#### [Written request]
Leave out the pictures and print only the lines from the one with "Clone this diagram in TikZ." through the one with "(pack) at (1.7375,1.7125)", exactly as they are.

(begin)

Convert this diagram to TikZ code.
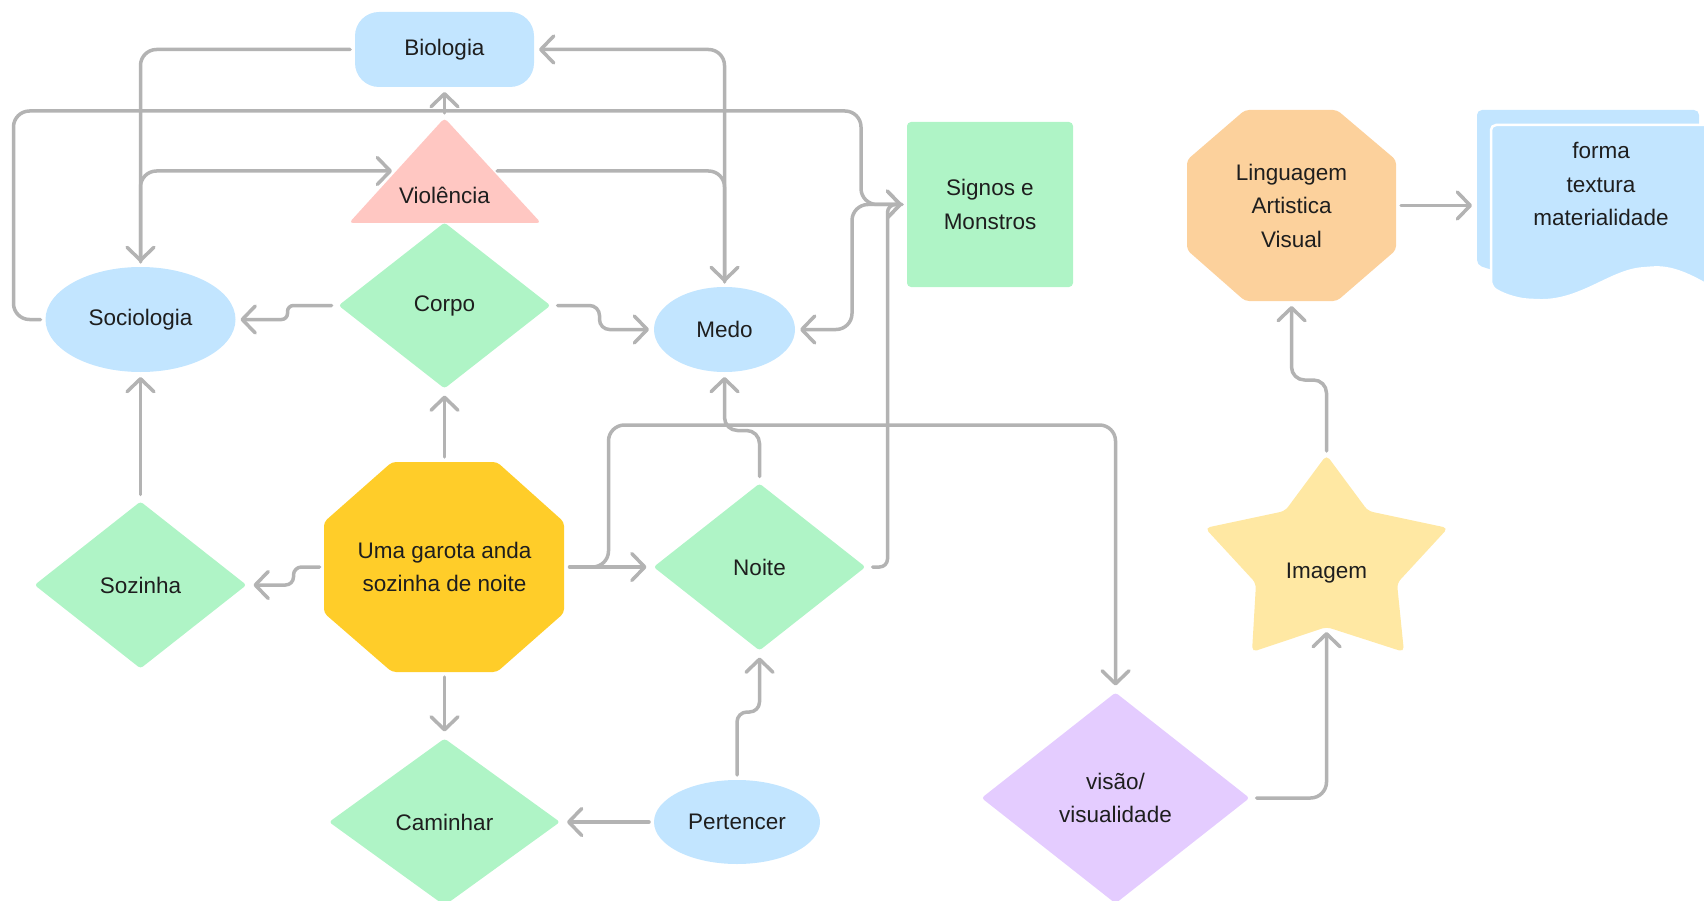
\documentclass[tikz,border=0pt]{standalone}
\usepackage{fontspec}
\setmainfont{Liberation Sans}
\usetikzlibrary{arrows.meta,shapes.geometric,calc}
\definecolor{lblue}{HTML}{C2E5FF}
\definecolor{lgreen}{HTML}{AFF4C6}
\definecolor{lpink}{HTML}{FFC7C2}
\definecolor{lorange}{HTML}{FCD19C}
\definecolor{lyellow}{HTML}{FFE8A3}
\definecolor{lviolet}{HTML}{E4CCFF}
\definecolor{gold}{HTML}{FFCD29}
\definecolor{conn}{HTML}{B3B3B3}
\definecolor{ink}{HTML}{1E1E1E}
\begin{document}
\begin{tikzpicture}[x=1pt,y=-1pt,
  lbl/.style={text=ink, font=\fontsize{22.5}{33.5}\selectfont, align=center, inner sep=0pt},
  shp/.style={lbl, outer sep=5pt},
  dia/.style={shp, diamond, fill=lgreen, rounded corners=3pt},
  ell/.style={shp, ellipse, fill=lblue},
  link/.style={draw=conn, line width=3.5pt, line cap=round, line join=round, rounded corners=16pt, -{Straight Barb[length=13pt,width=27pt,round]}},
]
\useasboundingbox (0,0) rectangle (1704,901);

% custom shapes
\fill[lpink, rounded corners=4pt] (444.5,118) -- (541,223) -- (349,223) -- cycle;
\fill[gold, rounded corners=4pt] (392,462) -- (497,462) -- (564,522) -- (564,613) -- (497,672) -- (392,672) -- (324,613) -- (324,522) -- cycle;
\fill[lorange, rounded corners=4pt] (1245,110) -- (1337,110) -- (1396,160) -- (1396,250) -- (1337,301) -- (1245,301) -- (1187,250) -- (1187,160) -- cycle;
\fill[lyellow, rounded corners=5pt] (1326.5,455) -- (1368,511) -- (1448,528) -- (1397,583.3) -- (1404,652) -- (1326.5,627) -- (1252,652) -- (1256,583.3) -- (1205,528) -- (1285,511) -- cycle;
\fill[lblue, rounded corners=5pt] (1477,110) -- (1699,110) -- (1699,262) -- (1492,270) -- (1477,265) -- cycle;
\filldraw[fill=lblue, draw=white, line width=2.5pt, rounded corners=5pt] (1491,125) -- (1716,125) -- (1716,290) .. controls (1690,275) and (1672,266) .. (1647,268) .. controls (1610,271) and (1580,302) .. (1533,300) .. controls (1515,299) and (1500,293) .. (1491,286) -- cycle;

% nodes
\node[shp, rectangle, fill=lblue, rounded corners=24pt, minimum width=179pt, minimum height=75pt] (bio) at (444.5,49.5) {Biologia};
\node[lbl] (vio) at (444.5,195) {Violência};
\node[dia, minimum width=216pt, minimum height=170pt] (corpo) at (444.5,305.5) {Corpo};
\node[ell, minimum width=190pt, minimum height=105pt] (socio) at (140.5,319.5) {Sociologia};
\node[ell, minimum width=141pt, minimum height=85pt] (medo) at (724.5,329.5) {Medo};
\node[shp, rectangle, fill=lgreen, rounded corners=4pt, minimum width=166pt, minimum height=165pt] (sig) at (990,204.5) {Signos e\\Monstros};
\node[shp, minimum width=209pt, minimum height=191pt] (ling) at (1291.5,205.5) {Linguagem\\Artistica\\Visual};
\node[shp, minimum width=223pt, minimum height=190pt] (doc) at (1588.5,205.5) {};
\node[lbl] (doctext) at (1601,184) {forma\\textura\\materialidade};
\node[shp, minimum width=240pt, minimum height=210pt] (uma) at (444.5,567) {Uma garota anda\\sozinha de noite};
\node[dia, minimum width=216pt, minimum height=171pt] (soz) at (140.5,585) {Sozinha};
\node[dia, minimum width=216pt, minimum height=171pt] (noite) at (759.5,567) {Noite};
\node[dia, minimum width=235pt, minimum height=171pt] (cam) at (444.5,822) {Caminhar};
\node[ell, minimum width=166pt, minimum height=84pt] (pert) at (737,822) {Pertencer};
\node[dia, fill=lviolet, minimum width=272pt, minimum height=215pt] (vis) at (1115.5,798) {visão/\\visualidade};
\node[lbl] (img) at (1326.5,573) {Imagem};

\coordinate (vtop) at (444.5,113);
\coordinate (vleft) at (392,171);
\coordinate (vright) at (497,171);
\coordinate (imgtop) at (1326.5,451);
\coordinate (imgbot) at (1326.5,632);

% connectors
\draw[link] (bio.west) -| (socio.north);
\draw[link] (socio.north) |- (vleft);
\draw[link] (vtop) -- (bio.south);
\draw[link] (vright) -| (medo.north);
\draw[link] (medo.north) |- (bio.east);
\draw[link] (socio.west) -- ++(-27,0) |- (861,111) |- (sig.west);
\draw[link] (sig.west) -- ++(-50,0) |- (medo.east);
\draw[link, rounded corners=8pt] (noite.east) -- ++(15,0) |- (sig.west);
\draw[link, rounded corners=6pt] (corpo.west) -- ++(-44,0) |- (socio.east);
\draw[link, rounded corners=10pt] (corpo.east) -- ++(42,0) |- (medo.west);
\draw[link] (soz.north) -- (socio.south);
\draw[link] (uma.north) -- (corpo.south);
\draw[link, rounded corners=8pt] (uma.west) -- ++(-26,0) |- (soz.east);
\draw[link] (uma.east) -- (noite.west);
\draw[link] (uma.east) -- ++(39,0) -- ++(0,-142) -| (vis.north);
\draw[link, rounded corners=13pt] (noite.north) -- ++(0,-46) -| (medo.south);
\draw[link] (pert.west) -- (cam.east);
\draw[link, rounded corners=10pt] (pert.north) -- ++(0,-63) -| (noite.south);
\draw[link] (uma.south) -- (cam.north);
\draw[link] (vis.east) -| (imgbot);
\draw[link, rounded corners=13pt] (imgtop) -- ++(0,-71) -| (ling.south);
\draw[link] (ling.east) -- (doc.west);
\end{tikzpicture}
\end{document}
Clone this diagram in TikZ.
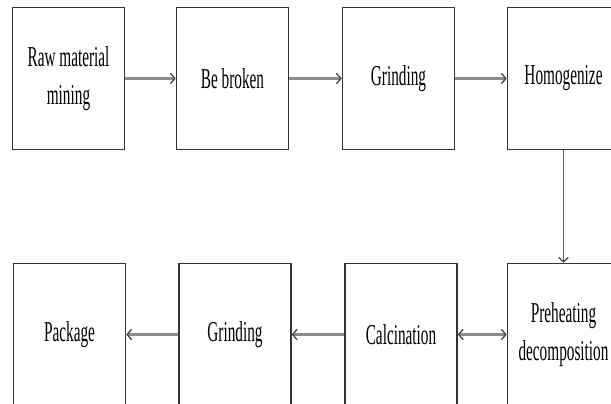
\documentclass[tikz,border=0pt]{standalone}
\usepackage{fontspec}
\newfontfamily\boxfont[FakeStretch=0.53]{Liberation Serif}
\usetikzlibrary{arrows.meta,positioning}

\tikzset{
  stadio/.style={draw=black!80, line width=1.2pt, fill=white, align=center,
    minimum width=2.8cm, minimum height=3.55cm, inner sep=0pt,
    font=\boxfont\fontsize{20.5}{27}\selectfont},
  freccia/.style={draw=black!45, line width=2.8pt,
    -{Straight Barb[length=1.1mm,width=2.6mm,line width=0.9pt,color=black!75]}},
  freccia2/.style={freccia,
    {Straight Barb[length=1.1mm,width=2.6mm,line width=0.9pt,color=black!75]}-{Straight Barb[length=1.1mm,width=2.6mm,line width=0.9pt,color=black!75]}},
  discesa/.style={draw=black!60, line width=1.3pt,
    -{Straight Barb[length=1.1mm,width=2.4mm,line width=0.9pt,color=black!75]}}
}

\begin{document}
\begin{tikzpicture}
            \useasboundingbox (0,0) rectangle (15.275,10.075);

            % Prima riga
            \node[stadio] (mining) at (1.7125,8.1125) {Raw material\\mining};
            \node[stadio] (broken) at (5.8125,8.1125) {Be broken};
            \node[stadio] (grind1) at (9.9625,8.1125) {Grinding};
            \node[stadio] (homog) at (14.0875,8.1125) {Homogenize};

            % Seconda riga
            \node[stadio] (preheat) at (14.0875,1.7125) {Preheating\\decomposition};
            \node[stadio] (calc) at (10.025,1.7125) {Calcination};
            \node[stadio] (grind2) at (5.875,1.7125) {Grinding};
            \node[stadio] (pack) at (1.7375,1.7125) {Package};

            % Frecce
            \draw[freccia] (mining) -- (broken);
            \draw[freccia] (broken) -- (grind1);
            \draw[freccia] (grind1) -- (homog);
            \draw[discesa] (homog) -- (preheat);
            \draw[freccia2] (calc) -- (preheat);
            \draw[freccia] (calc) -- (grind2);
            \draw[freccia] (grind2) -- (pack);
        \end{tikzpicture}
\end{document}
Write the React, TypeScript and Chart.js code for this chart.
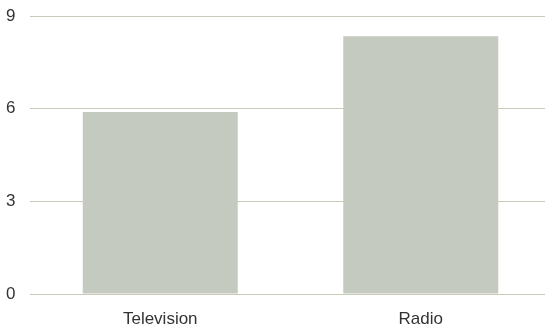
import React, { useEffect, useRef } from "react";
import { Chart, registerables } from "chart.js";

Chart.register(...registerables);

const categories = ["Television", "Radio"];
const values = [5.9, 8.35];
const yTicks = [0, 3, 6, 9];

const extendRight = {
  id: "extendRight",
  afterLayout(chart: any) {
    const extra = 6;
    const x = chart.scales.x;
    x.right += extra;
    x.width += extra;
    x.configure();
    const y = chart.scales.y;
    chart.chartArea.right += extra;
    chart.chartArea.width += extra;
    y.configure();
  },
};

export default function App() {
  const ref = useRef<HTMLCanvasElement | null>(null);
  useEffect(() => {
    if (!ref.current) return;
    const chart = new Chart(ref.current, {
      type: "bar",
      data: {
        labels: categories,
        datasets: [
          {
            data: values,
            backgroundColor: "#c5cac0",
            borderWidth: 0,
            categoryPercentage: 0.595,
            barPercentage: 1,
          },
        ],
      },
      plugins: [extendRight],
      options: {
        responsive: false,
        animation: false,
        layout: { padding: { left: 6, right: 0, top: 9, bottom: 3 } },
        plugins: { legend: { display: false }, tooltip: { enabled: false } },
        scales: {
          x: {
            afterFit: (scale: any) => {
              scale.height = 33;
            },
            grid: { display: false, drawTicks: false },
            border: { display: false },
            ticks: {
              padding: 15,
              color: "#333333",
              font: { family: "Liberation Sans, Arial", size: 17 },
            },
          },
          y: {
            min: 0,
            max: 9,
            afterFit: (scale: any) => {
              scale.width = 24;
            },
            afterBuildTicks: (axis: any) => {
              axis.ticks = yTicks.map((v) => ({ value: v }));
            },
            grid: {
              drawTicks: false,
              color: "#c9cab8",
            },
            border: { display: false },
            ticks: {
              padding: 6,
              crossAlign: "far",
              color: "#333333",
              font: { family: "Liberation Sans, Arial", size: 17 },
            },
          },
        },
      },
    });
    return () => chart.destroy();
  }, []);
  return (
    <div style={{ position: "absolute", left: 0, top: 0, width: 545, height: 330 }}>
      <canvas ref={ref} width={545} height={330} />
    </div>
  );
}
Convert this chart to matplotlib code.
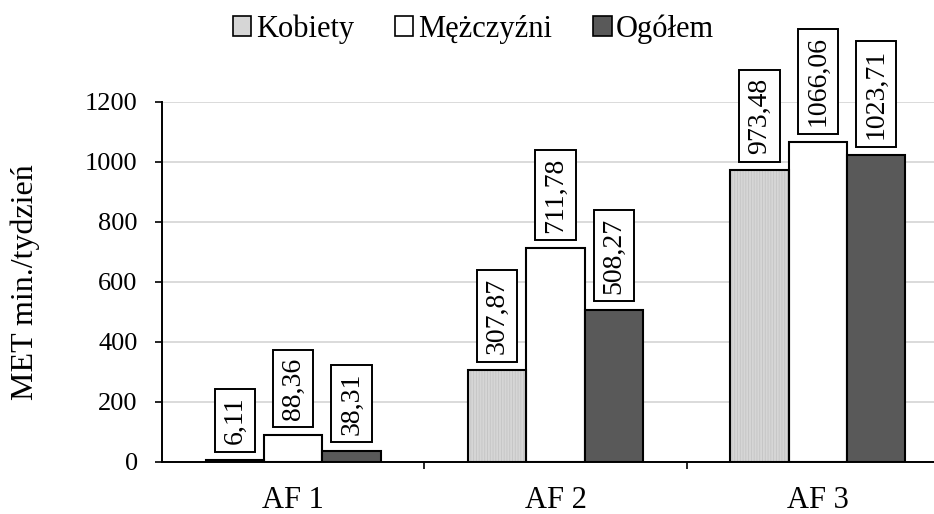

(end)

#### [Full output]
Clone this diagram in TikZ.
\documentclass[tikz,border=0pt]{standalone}
\usepackage{fontspec}
\newfontfamily\boxfont[FakeStretch=0.53]{Liberation Serif}
\usetikzlibrary{arrows.meta,positioning}

\tikzset{
  stadio/.style={draw=black!80, line width=1.2pt, fill=white, align=center,
    minimum width=2.8cm, minimum height=3.55cm, inner sep=0pt,
    font=\boxfont\fontsize{20.5}{27}\selectfont},
  freccia/.style={draw=black!45, line width=2.8pt,
    -{Straight Barb[length=1.1mm,width=2.6mm,line width=0.9pt,color=black!75]}},
  freccia2/.style={freccia,
    {Straight Barb[length=1.1mm,width=2.6mm,line width=0.9pt,color=black!75]}-{Straight Barb[length=1.1mm,width=2.6mm,line width=0.9pt,color=black!75]}},
  discesa/.style={draw=black!60, line width=1.3pt,
    -{Straight Barb[length=1.1mm,width=2.4mm,line width=0.9pt,color=black!75]}}
}

\begin{document}
\begin{tikzpicture}
            \useasboundingbox (0,0) rectangle (15.275,10.075);

            % Prima riga
            \node[stadio] (mining) at (1.7125,8.1125) {Raw material\\mining};
            \node[stadio] (broken) at (5.8125,8.1125) {Be broken};
            \node[stadio] (grind1) at (9.9625,8.1125) {Grinding};
            \node[stadio] (homog) at (14.0875,8.1125) {Homogenize};

            % Seconda riga
            \node[stadio] (preheat) at (14.0875,1.7125) {Preheating\\decomposition};
            \node[stadio] (calc) at (10.025,1.7125) {Calcination};
            \node[stadio] (grind2) at (5.875,1.7125) {Grinding};
            \node[stadio] (pack) at (1.7375,1.7125) {Package};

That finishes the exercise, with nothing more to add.